The FY22 budget request, said Chairman of the Joint Chiefs of Staff Gen. Mark A. Milley, is appropriate to meet the Defense Department's needs.

"It strikes an appropriate balance between preserving present readiness and future modernization," Milley said. "It is biased towards [the] future operating environment and the readiness it's going to take in the future for this fundamental change in the character of war that we are currently undergoing."

Milley told lawmakers it's imperative that the level of funding for modernization for advanced technologies such as hypersonics, precision munitions, robotics and artificial intelligence, continues to be funded as it has been in the FY22 budget for the long-term.

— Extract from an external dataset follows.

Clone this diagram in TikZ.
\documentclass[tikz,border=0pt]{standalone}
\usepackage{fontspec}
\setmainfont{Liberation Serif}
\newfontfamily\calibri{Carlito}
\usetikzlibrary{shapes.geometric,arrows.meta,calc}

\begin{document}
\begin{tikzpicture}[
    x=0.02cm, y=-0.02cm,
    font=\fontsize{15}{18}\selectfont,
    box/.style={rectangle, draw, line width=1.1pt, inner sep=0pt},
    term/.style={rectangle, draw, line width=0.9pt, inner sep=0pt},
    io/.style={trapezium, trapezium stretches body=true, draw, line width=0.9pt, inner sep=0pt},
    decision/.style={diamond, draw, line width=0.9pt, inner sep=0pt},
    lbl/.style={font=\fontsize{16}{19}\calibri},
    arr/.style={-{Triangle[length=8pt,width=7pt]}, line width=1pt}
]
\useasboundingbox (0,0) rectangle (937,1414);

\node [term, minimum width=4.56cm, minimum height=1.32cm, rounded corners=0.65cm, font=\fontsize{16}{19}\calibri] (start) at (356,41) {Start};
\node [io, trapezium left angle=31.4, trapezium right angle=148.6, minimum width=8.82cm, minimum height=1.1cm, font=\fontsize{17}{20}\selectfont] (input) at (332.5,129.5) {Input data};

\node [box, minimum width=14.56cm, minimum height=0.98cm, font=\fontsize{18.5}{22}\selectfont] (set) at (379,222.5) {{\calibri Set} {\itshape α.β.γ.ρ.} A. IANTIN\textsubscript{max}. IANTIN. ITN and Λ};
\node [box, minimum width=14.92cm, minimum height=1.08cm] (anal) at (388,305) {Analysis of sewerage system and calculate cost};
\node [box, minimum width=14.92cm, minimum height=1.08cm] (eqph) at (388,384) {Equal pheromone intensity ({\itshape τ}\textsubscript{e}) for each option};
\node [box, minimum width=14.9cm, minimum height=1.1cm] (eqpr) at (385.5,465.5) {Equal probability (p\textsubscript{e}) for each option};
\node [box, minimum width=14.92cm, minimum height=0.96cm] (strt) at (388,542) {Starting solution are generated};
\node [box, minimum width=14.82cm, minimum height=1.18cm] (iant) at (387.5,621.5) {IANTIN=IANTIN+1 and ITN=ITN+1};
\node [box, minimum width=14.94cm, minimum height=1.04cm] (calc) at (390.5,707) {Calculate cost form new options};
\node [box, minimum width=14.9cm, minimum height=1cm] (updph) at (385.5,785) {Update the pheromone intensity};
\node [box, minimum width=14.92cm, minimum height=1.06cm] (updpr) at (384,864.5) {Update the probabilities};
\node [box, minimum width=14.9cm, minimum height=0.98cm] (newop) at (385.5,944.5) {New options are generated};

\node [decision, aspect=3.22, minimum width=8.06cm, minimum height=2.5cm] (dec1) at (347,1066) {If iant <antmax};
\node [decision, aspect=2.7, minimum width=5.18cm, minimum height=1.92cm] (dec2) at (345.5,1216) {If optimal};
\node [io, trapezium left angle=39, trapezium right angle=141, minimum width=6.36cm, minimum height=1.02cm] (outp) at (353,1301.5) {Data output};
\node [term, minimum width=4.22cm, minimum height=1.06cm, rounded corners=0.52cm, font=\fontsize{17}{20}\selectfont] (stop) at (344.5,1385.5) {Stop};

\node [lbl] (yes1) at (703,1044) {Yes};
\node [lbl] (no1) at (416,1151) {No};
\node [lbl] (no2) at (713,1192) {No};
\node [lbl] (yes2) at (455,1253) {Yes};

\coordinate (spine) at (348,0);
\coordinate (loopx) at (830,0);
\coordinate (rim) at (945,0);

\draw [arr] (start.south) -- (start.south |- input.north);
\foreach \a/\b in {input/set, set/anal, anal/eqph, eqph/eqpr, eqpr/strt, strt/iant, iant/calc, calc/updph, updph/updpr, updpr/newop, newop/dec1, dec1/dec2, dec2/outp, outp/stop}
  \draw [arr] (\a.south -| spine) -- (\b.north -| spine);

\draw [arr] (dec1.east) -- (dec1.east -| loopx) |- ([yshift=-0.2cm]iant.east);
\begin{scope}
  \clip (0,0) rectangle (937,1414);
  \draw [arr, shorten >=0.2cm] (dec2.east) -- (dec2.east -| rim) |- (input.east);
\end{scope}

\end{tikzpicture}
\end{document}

"If we do not put a lot of money towards those [advanced technologies] and develop them to a level of capability to deploy in our joint force, then we will be at a significant disadvantage to those countries that do develop them," he said. "China is investing heavily in all of those capabilities. We need to definitely do that, [and] this budget does a lot of that. It will have to be a sustained level of effort over many years. But it's critical to the defense of the United States that we invest in advanced technologies.